↓↓↓

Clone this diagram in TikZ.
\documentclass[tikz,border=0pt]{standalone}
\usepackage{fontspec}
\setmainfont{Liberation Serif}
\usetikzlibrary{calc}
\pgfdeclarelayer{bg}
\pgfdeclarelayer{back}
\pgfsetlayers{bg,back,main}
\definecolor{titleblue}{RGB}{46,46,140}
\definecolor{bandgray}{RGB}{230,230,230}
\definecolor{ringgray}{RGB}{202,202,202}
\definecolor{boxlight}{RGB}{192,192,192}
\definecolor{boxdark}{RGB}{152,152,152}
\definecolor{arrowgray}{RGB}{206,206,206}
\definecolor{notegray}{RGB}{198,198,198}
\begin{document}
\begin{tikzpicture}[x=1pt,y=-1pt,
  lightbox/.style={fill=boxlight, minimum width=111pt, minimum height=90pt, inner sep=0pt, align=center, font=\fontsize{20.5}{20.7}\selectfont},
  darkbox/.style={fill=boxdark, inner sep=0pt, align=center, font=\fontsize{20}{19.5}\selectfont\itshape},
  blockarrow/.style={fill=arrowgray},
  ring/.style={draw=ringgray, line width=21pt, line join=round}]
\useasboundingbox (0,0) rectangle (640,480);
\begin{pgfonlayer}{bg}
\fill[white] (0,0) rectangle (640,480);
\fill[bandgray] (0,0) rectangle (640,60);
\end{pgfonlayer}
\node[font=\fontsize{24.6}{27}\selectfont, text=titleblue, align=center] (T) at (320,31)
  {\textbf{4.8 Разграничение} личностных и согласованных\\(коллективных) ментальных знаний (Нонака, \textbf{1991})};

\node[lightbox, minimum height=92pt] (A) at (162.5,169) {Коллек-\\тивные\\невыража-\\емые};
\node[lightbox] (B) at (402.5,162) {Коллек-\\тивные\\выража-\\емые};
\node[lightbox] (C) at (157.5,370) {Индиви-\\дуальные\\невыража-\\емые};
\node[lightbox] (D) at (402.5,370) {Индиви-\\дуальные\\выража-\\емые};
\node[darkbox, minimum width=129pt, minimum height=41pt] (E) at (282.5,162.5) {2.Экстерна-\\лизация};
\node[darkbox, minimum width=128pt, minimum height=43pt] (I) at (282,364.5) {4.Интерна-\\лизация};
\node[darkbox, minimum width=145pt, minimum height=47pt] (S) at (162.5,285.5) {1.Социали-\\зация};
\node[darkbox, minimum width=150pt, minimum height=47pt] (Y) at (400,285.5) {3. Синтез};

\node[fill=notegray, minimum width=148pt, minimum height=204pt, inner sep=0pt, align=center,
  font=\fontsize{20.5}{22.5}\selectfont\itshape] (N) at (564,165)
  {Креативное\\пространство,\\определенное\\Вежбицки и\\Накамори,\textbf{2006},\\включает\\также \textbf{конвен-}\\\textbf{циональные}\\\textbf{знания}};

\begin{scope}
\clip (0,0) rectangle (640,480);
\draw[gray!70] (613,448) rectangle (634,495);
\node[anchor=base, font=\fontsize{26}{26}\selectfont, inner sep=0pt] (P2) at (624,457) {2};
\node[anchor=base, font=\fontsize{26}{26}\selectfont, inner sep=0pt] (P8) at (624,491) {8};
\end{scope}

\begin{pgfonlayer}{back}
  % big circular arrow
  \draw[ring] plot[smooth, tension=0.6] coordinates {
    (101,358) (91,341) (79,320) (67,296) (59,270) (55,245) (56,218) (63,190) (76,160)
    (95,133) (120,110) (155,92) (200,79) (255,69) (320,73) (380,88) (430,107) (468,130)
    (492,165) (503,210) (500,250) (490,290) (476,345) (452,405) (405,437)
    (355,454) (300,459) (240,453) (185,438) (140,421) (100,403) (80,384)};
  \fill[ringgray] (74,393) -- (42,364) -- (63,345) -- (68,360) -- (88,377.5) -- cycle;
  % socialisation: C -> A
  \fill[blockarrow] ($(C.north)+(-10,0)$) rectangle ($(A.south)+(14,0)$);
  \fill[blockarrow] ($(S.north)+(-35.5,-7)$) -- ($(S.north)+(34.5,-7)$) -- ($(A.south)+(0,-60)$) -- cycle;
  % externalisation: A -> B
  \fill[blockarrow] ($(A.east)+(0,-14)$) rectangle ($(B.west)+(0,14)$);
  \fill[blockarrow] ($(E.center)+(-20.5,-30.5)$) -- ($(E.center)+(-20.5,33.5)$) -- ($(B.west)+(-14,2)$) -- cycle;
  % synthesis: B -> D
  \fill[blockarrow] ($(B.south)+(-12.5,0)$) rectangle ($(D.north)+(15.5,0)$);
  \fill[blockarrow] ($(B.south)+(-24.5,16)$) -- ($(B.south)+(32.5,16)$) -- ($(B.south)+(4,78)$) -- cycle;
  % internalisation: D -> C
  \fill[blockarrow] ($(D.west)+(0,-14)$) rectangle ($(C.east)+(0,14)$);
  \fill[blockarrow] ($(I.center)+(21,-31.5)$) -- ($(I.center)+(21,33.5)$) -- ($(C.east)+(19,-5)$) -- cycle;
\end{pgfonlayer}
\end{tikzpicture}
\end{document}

↑↑↑

Lines from the start of the material above through the line containing "minimum width=150pt, minimum" are to be duplicated exactly, and only those.

Clone this diagram in TikZ.
\documentclass[tikz,border=0pt]{standalone}
\usepackage{fontspec}
\setmainfont{Liberation Serif}
\usetikzlibrary{calc}
\pgfdeclarelayer{bg}
\pgfdeclarelayer{back}
\pgfsetlayers{bg,back,main}
\definecolor{titleblue}{RGB}{46,46,140}
\definecolor{bandgray}{RGB}{230,230,230}
\definecolor{ringgray}{RGB}{202,202,202}
\definecolor{boxlight}{RGB}{192,192,192}
\definecolor{boxdark}{RGB}{152,152,152}
\definecolor{arrowgray}{RGB}{206,206,206}
\definecolor{notegray}{RGB}{198,198,198}
\begin{document}
\begin{tikzpicture}[x=1pt,y=-1pt,
  lightbox/.style={fill=boxlight, minimum width=111pt, minimum height=90pt, inner sep=0pt, align=center, font=\fontsize{20.5}{20.7}\selectfont},
  darkbox/.style={fill=boxdark, inner sep=0pt, align=center, font=\fontsize{20}{19.5}\selectfont\itshape},
  blockarrow/.style={fill=arrowgray},
  ring/.style={draw=ringgray, line width=21pt, line join=round}]
\useasboundingbox (0,0) rectangle (640,480);
\begin{pgfonlayer}{bg}
\fill[white] (0,0) rectangle (640,480);
\fill[bandgray] (0,0) rectangle (640,60);
\end{pgfonlayer}
\node[font=\fontsize{24.6}{27}\selectfont, text=titleblue, align=center] (T) at (320,31)
  {\textbf{4.8 Разграничение} личностных и согласованных\\(коллективных) ментальных знаний (Нонака, \textbf{1991})};

\node[lightbox, minimum height=92pt] (A) at (162.5,169) {Коллек-\\тивные\\невыража-\\емые};
\node[lightbox] (B) at (402.5,162) {Коллек-\\тивные\\выража-\\емые};
\node[lightbox] (C) at (157.5,370) {Индиви-\\дуальные\\невыража-\\емые};
\node[lightbox] (D) at (402.5,370) {Индиви-\\дуальные\\выража-\\емые};
\node[darkbox, minimum width=129pt, minimum height=41pt] (E) at (282.5,162.5) {2.Экстерна-\\лизация};
\node[darkbox, minimum width=128pt, minimum height=43pt] (I) at (282,364.5) {4.Интерна-\\лизация};
\node[darkbox, minimum width=145pt, minimum height=47pt] (S) at (162.5,285.5) {1.Социали-\\зация};
\node[darkbox, minimum width=150pt, minimum height=47pt] (Y) at (400,285.5) {3. Синтез};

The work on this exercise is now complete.